Azure Data Platform

Creating a DataPlatform with Azure.

Azure Python Pyspark DevOps Databricks

Brief

A client of Basetis needed a batch to process millions of rows per day. The idea was to create a Data Platform that would do this batch and would also allow Data Scientist to work with the data.

An all the platform should be integrated with DevOps.

Motivation

I did this project while working with a client of Basetis.

The aim of this project was to create a Data Platform using Microsoft Azure. As a part of the dataplatform I was asked to create and ETL to process millions of rows of data per each day.

This dataplatform would also allow Data Scientist (DS) and Data Analysts (DA) to work with the data of the project. I was also asked to provide a package that would allow both DS and DA to easily interact with that data.

On top of that all should be integrated with Azure DevOps and there should be 2 environments one for production on the other for pre-production.

The data platform

Each day some files would be needed to process and they should be transformed using some data of a foreign SQL database. In order to recive those files and process them we used some blobs storages.

Then a datalake was created for storing the processed data as well as for the DS and DA usage.

Finally there was another SQL for storing some results and for connecting Power BI.

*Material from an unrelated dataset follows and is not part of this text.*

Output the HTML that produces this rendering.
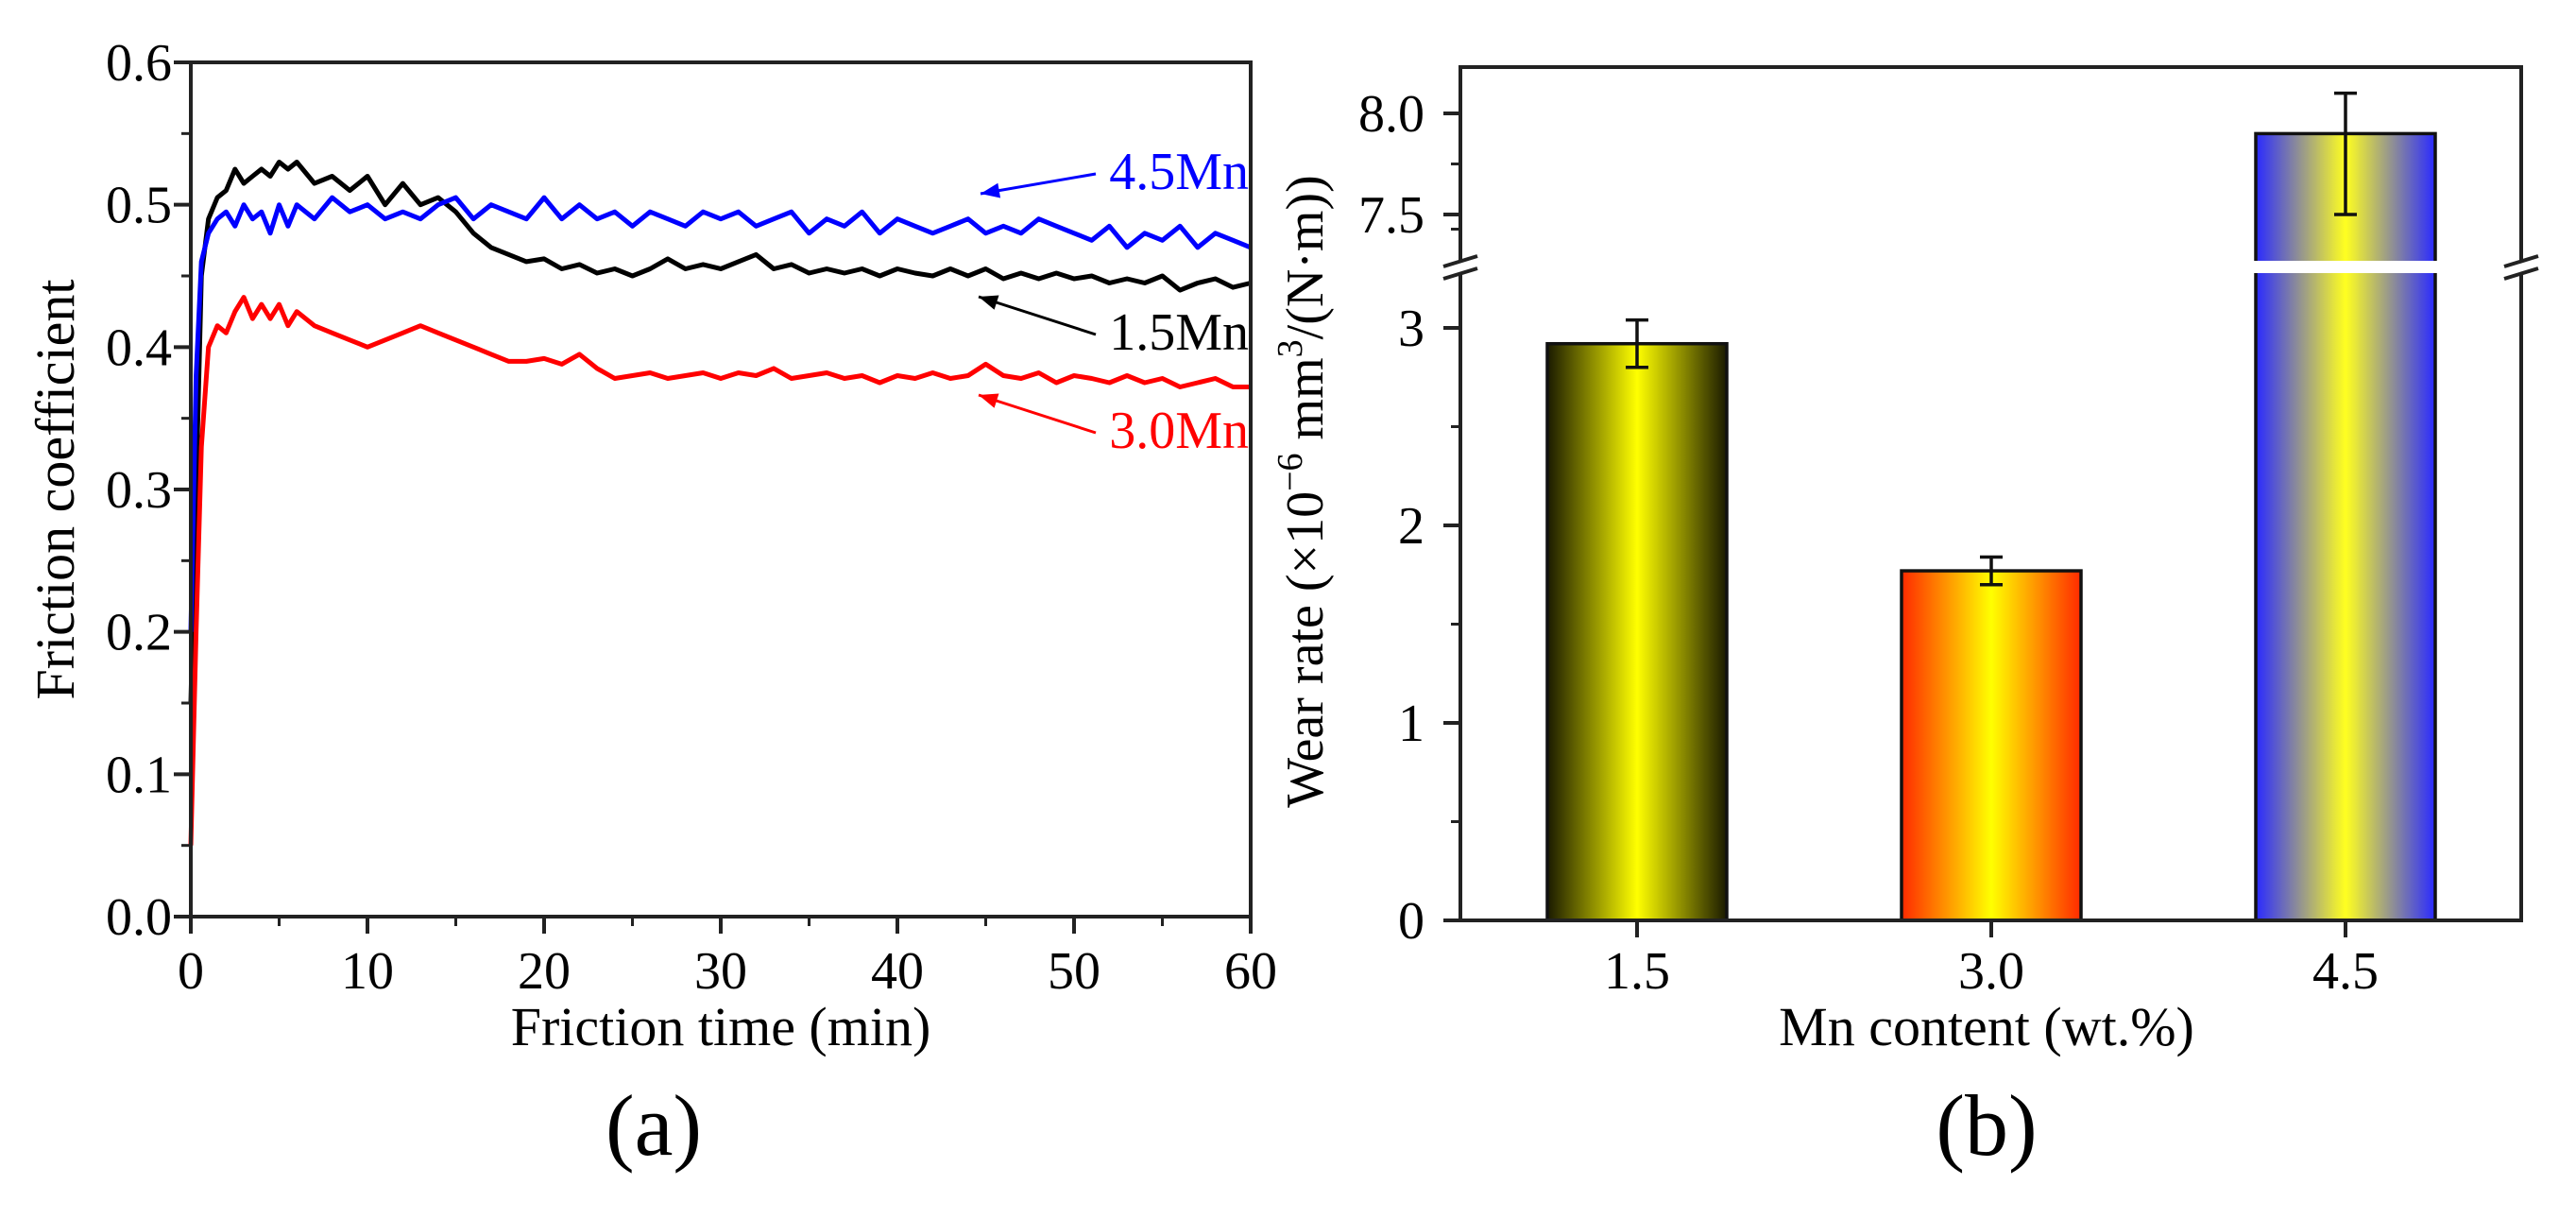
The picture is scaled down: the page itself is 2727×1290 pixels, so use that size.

In order to orchestrate all jobs we used Azure Data Factory (ADF) and databricks as the compute engine. We also set databricks as the default tool to interact with data since it allowed everybody to work with spark.

Finally we used Azure DevOps to integrate all of that.

Since there was a PRO and a PRE environments all of the above was cloned and automated using Azure DevOps.

The batch

The batch itself needed to process around 40 million rows per day so we decided to use spark. In this case it was easy to set it up because we used the databricks platform that integrates smoothly with Azure.